I am having difficulties with the proof of proposition 1.9 in the book "Classical and multilinear harmonic analysis, Vol. 1" by C. Muscalu and W. Schlag.
The following statements are equivalent for any $1 \leq p \leq \infty$:
$(i)$ for every $f \in L^p(\mathbb{T})$ (or $f \in C(\mathbb{T})$ if $p = \infty$) one has $$ \|S_Nf - f\|_p \to 0 \text{ as } N \to \infty; $$ $(ii)$ $\sup_N \|S_N\|_{p \to p} < \infty.$
The proof for the fact that $(i)$ implies $(ii)$ is as follows.
Suppose that $\sup_N \|S_N\|_{p \to p} = \infty$. For every positive integer $\ell$, one can therefore find a large integer $N_\ell$ such that $$ \|S_{N_\ell}f_\ell\|_p > 2^\ell $$ where $f_\ell$ is a trigonometric polynomial with $\|f_\ell\|_p = 1$. Now let $$ f(x) = \sum_{\ell = 1}^\infty \frac{1}{\ell^2}e(M_\ell x)f_\ell(x), $$ with integers $\{M_\ell \}$ to be specified. Notice that $\|f\|_p < \infty$. Now choose a sequence $\{M_\ell\}$ tending to infinity so rapidly that the Fourier support of $$ e(M_\ell x)f_\ell(x) $$ is to the right of the Fourier support of $$ g_\ell(x) := \sum_{j=1}^{\ell-1} \frac{1}{j^2}e(M_j x)f_j(x) $$ for every $j \geq 2$. We also demand that $M_\ell - N_\ell \to \infty$ as $\ell \to \infty$ and that $S_{M_\ell - N_\ell-1}f = g_\ell$ and $S_{M_\ell+N_\ell}f = g_{\ell+1}$. Then $$ \|(S_{M_\ell+N_\ell} - S_{M_\ell-N_\ell-1})f\|_p = \frac{1}{\ell^2} \|S_{N_\ell}f_\ell\|_p > \frac{2^\ell}{\ell^2}.$$
The part I am having trouble with is the definition of the numbers $\{M_\ell\}$. I get that we can impose that they grow fast enough so that $$ S_{M_\ell-N_\ell-1} f = g_\ell $$ since $g_\ell$ does not depend on $M_\ell$, but how is it that we can have $$ S_{M_\ell+N_\ell}f = g_{\ell+1} $$ when the term $e(M_\ell x)f_\ell(x)$ appears in $g_{\ell+1}$? I seems to me that the Fourier support of this term is the Fourier support of $f_\ell$ shifted to the right by a factor of $M_\ell$. Then, don't we need $f_\ell(k) = 0$ for $k > N_\ell$ so that all the terms of $g_{\ell+1}$ appear in $S_{M_\ell+N_\ell}f$?

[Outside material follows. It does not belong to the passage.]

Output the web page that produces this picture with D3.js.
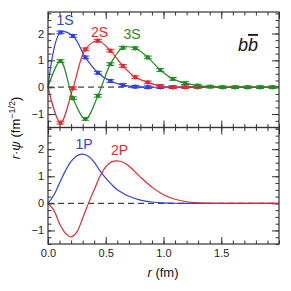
<!DOCTYPE html>
<html><head><meta charset="utf-8">
<script src="https://cdn.jsdelivr.net/npm/d3@7"></script>
<style>body{margin:0;background:#fff}svg{display:block;font-family:"Liberation Sans",Arial,sans-serif}</style>
</head><body>
<script>
// ---- data ----
const rPoints = [0.108,0.216,0.324,0.432,0.540,0.648,0.756,0.864,0.972,1.080,1.188,1.296,1.404,1.512,1.620,1.728,1.836,1.944];
const s1 = [2.04,1.91,1.11,0.54,0.23,0.08,0.02,0.00,0.00,0.00];
const s2 = [-1.32,-0.04,1.41,1.73,1.36,0.79,0.37,0.18,0.045,0.00,0.00,0.00];
const s3 = [0.97,-0.41,-1.18,-0.32,0.86,1.47,1.45,1.11,0.64,0.31,0.15,0.06,0.02,0.00,0.00,0.00,0.00,0.00];
const sErr = 0.05;
const rCurve = [0,0.05,0.10,0.15,0.20,0.25,0.30,0.35,0.40,0.45,0.50,0.55,0.60,0.65,0.70,0.80,0.90,1.00,1.10,1.20,1.30,1.40,1.50,2.00];
const p1 = [0,0.30,0.75,1.20,1.55,1.76,1.82,1.74,1.52,1.20,0.93,0.70,0.50,0.37,0.26,0.12,0.05,0.02,0.005,0,0,0,0,0];
const p2 = [0,-0.25,-0.75,-1.10,-1.24,-1.05,-0.55,0.00,0.50,1.00,1.35,1.53,1.57,1.52,1.38,0.97,0.60,0.32,0.15,0.06,0.02,0.005,0,0];
const yTicks = [-1,0,1,2];
const xTicks = [0,0.5,1,1.5];
const colors = {blue:"#2f3fe4", red:"#e5282c", green:"#1e8c1e"};

// ---- layout ----
const W=291,H=291;
const svg=d3.select("body").append("svg").attr("width",W).attr("height",H);
const x=d3.scaleLinear([0,2],[48,279]);
const yT=d3.scaleLinear([-1.5,2.8],[127.5,12]);
const yB=d3.scaleLinear([-1.5,2.8],[244,127.5]);
const axisCol="#333";

function frame(y, showX){
  const [y0,y1]=y.range();
  const g=svg.append("g");
  const minorX=d3.range(0,2.0001,0.1), minorY=d3.range(-1.5,2.8001,0.25);
  const add=(ax,tr)=>{const a=g.append("g").attr("transform",tr).call(ax);a.select(".domain").remove();a.selectAll("line").attr("stroke",axisCol);a.selectAll("text").attr("fill","#222").attr("font-size",11);return a;};
  // left
  add(d3.axisLeft(y).tickValues(yTicks).tickSize(-7).tickPadding(4).tickFormat(d3.format("d")),`translate(${x(0)},0)`);
  add(d3.axisLeft(y).tickValues(minorY).tickSize(-3.5).tickFormat(""),`translate(${x(0)},0)`);
  // right
  add(d3.axisRight(y).tickValues(yTicks).tickSize(-7).tickFormat(""),`translate(${x(2)},0)`);
  add(d3.axisRight(y).tickValues(minorY).tickSize(-3.5).tickFormat(""),`translate(${x(2)},0)`);
  // top
  add(d3.axisTop(x).tickValues(xTicks.concat([2])).tickSize(-7).tickFormat(""),`translate(0,${y1})`);
  add(d3.axisTop(x).tickValues(minorX).tickSize(-3.5).tickFormat(""),`translate(0,${y1})`);
  // bottom
  const bx=add(d3.axisBottom(x).tickValues(xTicks).tickSize(-7).tickPadding(5).tickFormat(showX?d3.format(".1f"):""),`translate(0,${y0})`);
  add(d3.axisBottom(x).tickValues(minorX).tickSize(-3.5).tickFormat(""),`translate(0,${y0})`);
  // zero line
  g.append("line").attr("x1",x(0)).attr("x2",x(2)).attr("y1",y(0)).attr("y2",y(0))
    .attr("stroke","#444").attr("stroke-width",1.2).attr("stroke-dasharray","6,4");
  return g;
}
const gT=frame(yT,false);
const gB=frame(yB,true);

const line=(y)=>d3.line().x(d=>x(d[0])).y(d=>y(d[1])).curve(d3.curveCatmullRom.alpha(0.5));

// top panel: curves + points
function series(vals,col){
  const pts=[[0,0]].concat(vals.map((v,i)=>[rPoints[i],v]));
  if(pts[pts.length-1][0]<2) pts.push([2,0]);
  svg.append("path").attr("d",line(yT)(pts)).attr("fill","none").attr("stroke",col).attr("stroke-width",1.2);
  const g=svg.append("g").attr("stroke",col).attr("fill",col);
  vals.forEach((v,i)=>{
    const cx=x(rPoints[i]);
    g.append("line").attr("x1",cx).attr("x2",cx).attr("y1",yT(v-sErr)).attr("y2",yT(v+sErr)).attr("stroke-width",1);
    g.append("line").attr("x1",cx-4).attr("x2",cx+4).attr("y1",yT(v-sErr)).attr("y2",yT(v-sErr)).attr("stroke-width",1);
    g.append("line").attr("x1",cx-4).attr("x2",cx+4).attr("y1",yT(v+sErr)).attr("y2",yT(v+sErr)).attr("stroke-width",1);
    g.append("circle").attr("cx",cx).attr("cy",yT(v)).attr("r",2.2).attr("stroke","none");
  });
}
series(s1,colors.blue);
series(s2,colors.red);
series(s3,colors.green);

// bottom panel curves
svg.append("path").attr("d",line(yB)(rCurve.map((r,i)=>[r,p1[i]]))).attr("fill","none").attr("stroke",colors.blue).attr("stroke-width",1.2);
svg.append("path").attr("d",line(yB)(rCurve.map((r,i)=>[r,p2[i]]))).attr("fill","none").attr("stroke",colors.red).attr("stroke-width",1.2);

// frames
[yT,yB].forEach(y=>{
  const [y0,y1]=y.range();
  svg.append("rect").attr("x",x(0)).attr("y",y1).attr("width",x(2)-x(0)).attr("height",y0-y1)
    .attr("fill","none").attr("stroke",axisCol).attr("stroke-width",1.2);
});

// labels
const lab=(t,px,py,col,fs)=>svg.append("text").attr("x",px).attr("y",py).attr("fill",col).attr("font-size",fs).attr("text-anchor","middle").text(t);
lab("1S",65,25,colors.blue,14);
lab("2S",99.5,37,colors.red,14);
lab("3S",132,39,colors.green,14);
lab("1P",84,148.5,colors.blue,14);
lab("2P",119.5,154.5,colors.red,14);

// b bbar
const bb=svg.append("text").attr("x",248).attr("y",51).attr("font-size",18).attr("font-style","italic").attr("text-anchor","middle").attr("fill","#111");
bb.append("tspan").text("b");
bb.append("tspan").attr("text-decoration","overline").style("text-decoration","overline").text("b");

// axis titles
const xl=svg.append("text").attr("x",163).attr("y",277).attr("font-size",13).attr("text-anchor","middle").attr("fill","#111");
xl.append("tspan").attr("font-style","italic").text("r");
xl.append("tspan").text(" (fm)");
const yl=svg.append("text").attr("transform","translate(20,128) rotate(-90)").attr("font-size",13).attr("text-anchor","middle").attr("fill","#111");
yl.append("tspan").attr("font-style","italic").text("r");
yl.append("tspan").text("\u00b7");
yl.append("tspan").attr("font-style","italic").text("\u03c8");
yl.append("tspan").text(" (fm");
yl.append("tspan").attr("dy",-5).attr("font-size",9).text("\u22121/2");
yl.append("tspan").attr("dy",5).text(")");
</script>
</body></html>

Also, can we deduce from this that $$ g_{\ell+1} = S_{M_\ell+N_\ell}g_{\ell+1} $$ which seems needed in order to obtain the last equality?
Let us forget about what they write after the definition of $g_\ell$. I will try to reconstruct what is meant.
Let $M'_\ell$ denote the size of the Fourier support of $f_\ell$. So, $\widehat{f_\ell}(k)=0$ if $|k|>M'_\ell$. We have $M'_\ell>N_\ell$ by choice of $f_\ell$.
We want $M_\ell$ to be chosen large enough so that the intervals $[M_\ell - M'_\ell, M_\ell + M'_\ell]$ (the Fourier support of $e(M_\ell x)f_\ell(x)$) are disjoint.
The idea is now to recover $S_{N_\ell} f_\ell$ by an appropriate clipping in frequency. The operator $S_{A}-S_{B-1}$ (where $A\ge B$) cuts out the frequency annulus $[-A,-B]\cup [B,A]$. So we have that
$$(S_{M_\ell+N_\ell} - S_{M_\ell-N_\ell-1})f$$
selects precisely the components of $f$ with frequency in the interval $[M_\ell-N_\ell, M_\ell + N_\ell]\subset [M_\ell-M'_\ell, M_\ell+M'_\ell]$, so it equals $$1/\ell^2 e(M_\ell x) S_{N_\ell} f_\ell.$$
Now we proved the last line in the proof you quoted. So in the book one should just drop the definition of $g_\ell$ and these two identities regarding $g_\ell$ entirely. We don't need them and they are flawed as we discussed above in the comments.
From here it is easy to finish the proof. Suppose $M_\ell$ is large enough such that $M_\ell - N_\ell\to\infty$ as $\ell\to\infty$. Then $(S_{M_\ell+N_\ell} - S_{M_\ell-N_\ell-1})f$ is a Cauchy sequence in $\ell$ by assumption. So we arrive at a contradiction as $\ell\to\infty$.